> **Aim**: Starting at the first line of the data, please print exactly those lines through the one that holds "(title) at (465,28)", omitting every picture.

> **Supplied information**:
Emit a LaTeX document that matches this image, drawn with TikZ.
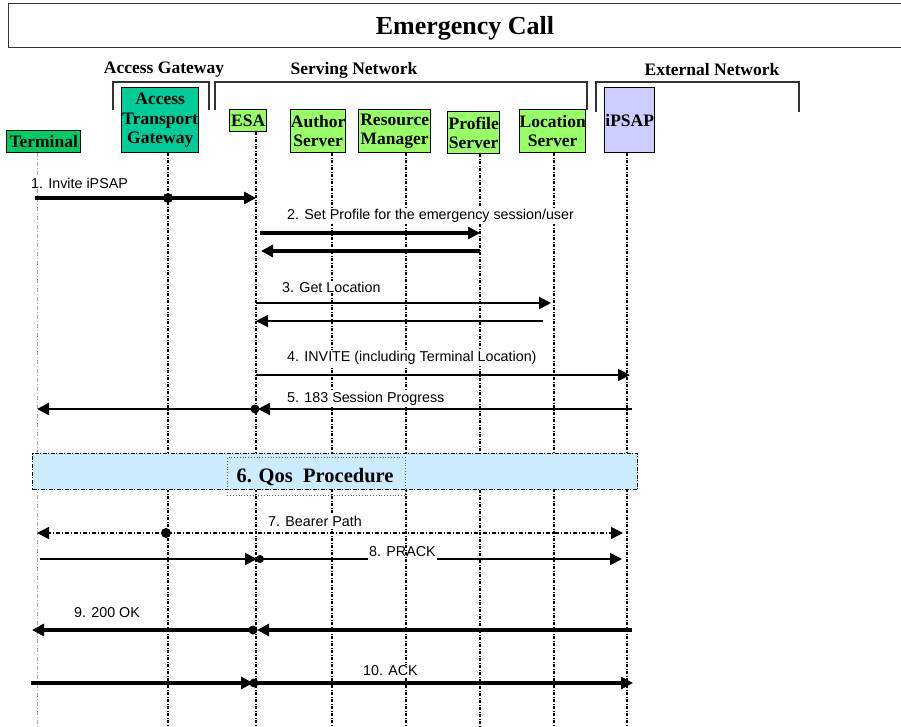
\documentclass[tikz,border=0pt]{standalone}
\usepackage{fontspec}
\setmainfont{Liberation Serif}
\newfontfamily\arialfont{Liberation Sans}
\usetikzlibrary{arrows.meta,calc}
\definecolor{termgreen}{RGB}{0,204,102}
\definecolor{atgteal}{RGB}{0,204,153}
\definecolor{litegreen}{RGB}{153,255,102}
\definecolor{lavender}{RGB}{204,204,255}
\definecolor{qosblue}{RGB}{204,236,255}
\definecolor{bracketgray}{RGB}{50,50,50}
\begin{document}
\begin{tikzpicture}[x=1pt,y=-1pt,
  ent/.style={draw=black,line width=1.4pt,anchor=north west,inner sep=0pt,align=center,
    font=\fontsize{17.5}{19.5}\selectfont\bfseries},
  grp/.style={font=\fontsize{17.5}{20}\selectfont\bfseries,inner sep=0pt},
  bracket/.style={draw=bracketgray,line width=1.6pt},
  lifeline/.style={line width=1.5pt,dash pattern=on 3pt off 1.5pt on 1pt off 1.5pt},
  termline/.style={gray!70,line width=0.6pt,dash pattern=on 4pt off 2pt on 1pt off 2pt},
  tip/.style={-{Triangle[length=12pt,width=12pt]}},
  msgthick/.style={line width=3.4pt,tip},
  msgthin/.style={line width=2pt,tip},
  msgbear/.style={line width=1.4pt,dash pattern=on 4pt off 2pt on 1pt off 2pt,tip},
  lbl/.style={font=\arialfont\fontsize{14.3}{16}\selectfont,anchor=west,inner sep=1pt,fill=white},
  dot/.style={fill=black}
]
\useasboundingbox (0,0) rectangle (901,727);

% title
\node[draw=black!80,line width=1.4pt,anchor=north west,minimum width=930pt,minimum height=44pt,inner sep=0pt] (titlebox) at (8,3) {};
\node[font=\fontsize{26}{30}\selectfont\bfseries] (title) at (465,28) {Emergency Call};

% groups
\node[grp] (gaccess) at (164,70) {Access Gateway};
\node[grp] (gserv) at (354,70) {Serving Network};
\node[grp] (gext) at (712,70) {External Network};
\coordinate (ba1) at (113,110); \coordinate (ba2) at (209,82);
\draw[bracket] (ba1) |- (ba2) -- (ba2 |- ba1);
\coordinate (bs1) at (215,110); \coordinate (bs2) at (587,82);
\draw[bracket] (bs1) |- (bs2) -- (bs2 |- bs1);
\coordinate (be1) at (596,112); \coordinate (be2) at (799,82);
\draw[bracket] (be1) |- (be2) -- (be2 |- be1);

% entities
\node[ent,fill=termgreen,text width=74pt,minimum height=22pt] (term) at (6,130) {Terminal};
\node[ent,fill=atgteal,text width=77pt,minimum height=65pt] (atg) at (121,87) {Access\\Transport\\Gateway};
\node[ent,fill=litegreen,text width=37pt,minimum height=22pt] (esa) at (229,109) {ESA};
\node[ent,fill=litegreen,text width=55pt,minimum height=43pt] (auth) at (290,109) {Author\\Server};
\node[ent,fill=litegreen,text width=72pt,minimum height=43pt] (res) at (358,109) {Resource\\Manager};
\node[ent,fill=litegreen,text width=52pt,minimum height=42pt] (prof) at (447,111) {Profile\\Server};
\node[ent,fill=litegreen,text width=66pt,minimum height=43pt] (loc) at (519,109) {Location\\Server};
\node[ent,fill=lavender,text width=50pt,minimum height=65pt] (ipsap) at (604,87) {iPSAP};

% lifelines
\coordinate (bottom) at (0,727);
\coordinate (Lterm) at (37,0);
\coordinate (Latg) at (168,0);
\coordinate (Lesa) at (256,0);
\coordinate (Lauth) at (332,0);
\coordinate (Lres) at (406,0);
\coordinate (Lprof) at (480,0);
\coordinate (Lloc) at (554,0);
\coordinate (Lipsap) at (627,0);
\draw[termline] (Lterm |- term.south) -- (Lterm |- bottom);
\draw[lifeline] (Latg |- atg.south) -- (Latg |- bottom);
\draw[lifeline] (Lesa |- esa.south) -- (Lesa |- bottom);
\draw[lifeline] (Lauth |- auth.south) -- (Lauth |- bottom);
\draw[lifeline] (Lres |- res.south) -- (Lres |- bottom);
\draw[lifeline] (Lprof |- prof.south) -- (Lprof |- bottom);
\draw[lifeline] (Lloc |- loc.south) -- (Lloc |- bottom);
\draw[lifeline] (Lipsap |- ipsap.south) -- (Lipsap |- bottom);

% rows
\coordinate (r1) at (0,198);
\coordinate (r2a) at (0,233);
\coordinate (r2b) at (0,251);
\coordinate (r3a) at (0,303);
\coordinate (r3b) at (0,321);
\coordinate (r4) at (0,375);
\coordinate (r5) at (0,409);
\coordinate (r7) at (0,533);
\coordinate (r8) at (0,559);
\coordinate (r9) at (0,630);
\coordinate (r10) at (0,683);

% 1
\node[lbl] (l1) at (30,183) {1. Invite iPSAP};
\draw[msgthick] ($(Lterm |- r1)+(-2,0)$) -- (Lesa |- r1);
\fill[dot] (Latg |- r1) circle[radius=5pt];
% 2
\node[lbl] (l2) at (286,216) {2. Set Profile for the emergency session/user};
\draw[msgthick] ($(Lesa |- r2a)+(4,0)$) -- (Lprof |- r2a);
\draw[msgthick] (Lprof |- r2b) -- ($(Lesa |- r2b)+(5,0)$);
% 3
\node[lbl] (l3) at (281,287) {3. Get Location};
\draw[msgthin] (Lesa |- r3a) -- ($(Lloc |- r3a)+(-3,0)$);
\draw[msgthin] ($(Lloc |- r3b)+(-11,0)$) -- (Lesa |- r3b);
% 4
\node[lbl] (l4) at (286,358) {4. INVITE (including Terminal Location)};
\draw[msgthin] (Lesa |- r4) -- ($(Lipsap |- r4)+(3,0)$);
% 5
\node[lbl] (l5) at (286,399) {5. 183 Session Progress};
\draw[msgthin,line width=2.3pt] ($(Lipsap |- r5)+(5,0)$) -- ($(Lesa |- r5)+(2,0)$);
\draw[msgthin,line width=2.3pt] (Lesa |- r5) -- (Lterm |- r5);
\fill[dot] ($(Lesa |- r5)+(-1,0)$) circle[radius=4.5pt];

% 6 QoS
\node[draw=black,fill=qosblue,line width=1.3pt,dash pattern=on 4pt off 1.5pt on 1pt off 1.5pt,
  anchor=north west,minimum width=605pt,minimum height=36pt,inner sep=0pt] (qos) at (32,453) {};
\node[draw=black!60,line width=0.8pt,dotted,anchor=north west,minimum width=178pt,minimum height=38pt,inner sep=0pt] (qosin) at (227,457) {};
\node[font=\fontsize{20.5}{24}\selectfont\bfseries,inner sep=0pt] (l6) at (315,477) {6. Qos\ \ Procedure};

% 7
\node[lbl] (l7) at (267,521) {7. Bearer Path};
\draw[msgbear] (Latg |- r7) -- ($(Lipsap |- r7)+(-4,0)$);
\draw[msgbear] (Latg |- r7) -- (Lterm |- r7);
\fill[dot] ($(Latg |- r7)+(-2,0)$) circle[radius=5pt];
% 8
\node[lbl,fill=none] (l8) at (368,552) {8. PRACK};
\draw[msgthin] ($(Lterm |- r8)+(3,0)$) -- ($(Lesa |- r8)+(1,0)$);
\draw[line width=2pt] ($(Lesa |- r8)+(4,0)$) -- (l8.west |- r8);
\draw[msgthin] (l8.east |- r8) -- ($(Lipsap |- r8)+(-5,0)$);
\fill[dot] ($(Lesa |- r8)+(4,0)$) circle[radius=4pt];
% 9
\node[lbl] (l9) at (73,613) {9. 200 OK};
\draw[msgthick] ($(Lipsap |- r9)+(5,0)$) -- ($(Lesa |- r9)+(1,0)$);
\draw[msgthick] ($(Lesa |- r9)+(-3,0)$) -- ($(Lterm |- r9)+(-5,0)$);
\fill[dot] ($(Lesa |- r9)+(-3,0)$) circle[radius=4.5pt];
% 10
\node[lbl] (l10) at (362,671) {10. ACK};
\draw[msgthick] ($(Lterm |- r10)+(-6,0)$) -- ($(Lesa |- r10)+(-3,0)$);
\draw[msgthick] (Lesa |- r10) -- ($(Lipsap |- r10)+(6,0)$);
\fill[dot] ($(Lesa |- r10)+(-2,0)$) circle[radius=4.5pt];
\end{tikzpicture}
\end{document}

> **Task result**:
Emit a LaTeX document that matches this image, drawn with TikZ.
\documentclass[tikz,border=0pt]{standalone}
\usepackage{fontspec}
\setmainfont{Liberation Serif}
\newfontfamily\arialfont{Liberation Sans}
\usetikzlibrary{arrows.meta,calc}
\definecolor{termgreen}{RGB}{0,204,102}
\definecolor{atgteal}{RGB}{0,204,153}
\definecolor{litegreen}{RGB}{153,255,102}
\definecolor{lavender}{RGB}{204,204,255}
\definecolor{qosblue}{RGB}{204,236,255}
\definecolor{bracketgray}{RGB}{50,50,50}
\begin{document}
\begin{tikzpicture}[x=1pt,y=-1pt,
  ent/.style={draw=black,line width=1.4pt,anchor=north west,inner sep=0pt,align=center,
    font=\fontsize{17.5}{19.5}\selectfont\bfseries},
  grp/.style={font=\fontsize{17.5}{20}\selectfont\bfseries,inner sep=0pt},
  bracket/.style={draw=bracketgray,line width=1.6pt},
  lifeline/.style={line width=1.5pt,dash pattern=on 3pt off 1.5pt on 1pt off 1.5pt},
  termline/.style={gray!70,line width=0.6pt,dash pattern=on 4pt off 2pt on 1pt off 2pt},
  tip/.style={-{Triangle[length=12pt,width=12pt]}},
  msgthick/.style={line width=3.4pt,tip},
  msgthin/.style={line width=2pt,tip},
  msgbear/.style={line width=1.4pt,dash pattern=on 4pt off 2pt on 1pt off 2pt,tip},
  lbl/.style={font=\arialfont\fontsize{14.3}{16}\selectfont,anchor=west,inner sep=1pt,fill=white},
  dot/.style={fill=black}
]
\useasboundingbox (0,0) rectangle (901,727);

% title
\node[draw=black!80,line width=1.4pt,anchor=north west,minimum width=930pt,minimum height=44pt,inner sep=0pt] (titlebox) at (8,3) {};
\node[font=\fontsize{26}{30}\selectfont\bfseries] (title) at (465,28) {Emergency Call};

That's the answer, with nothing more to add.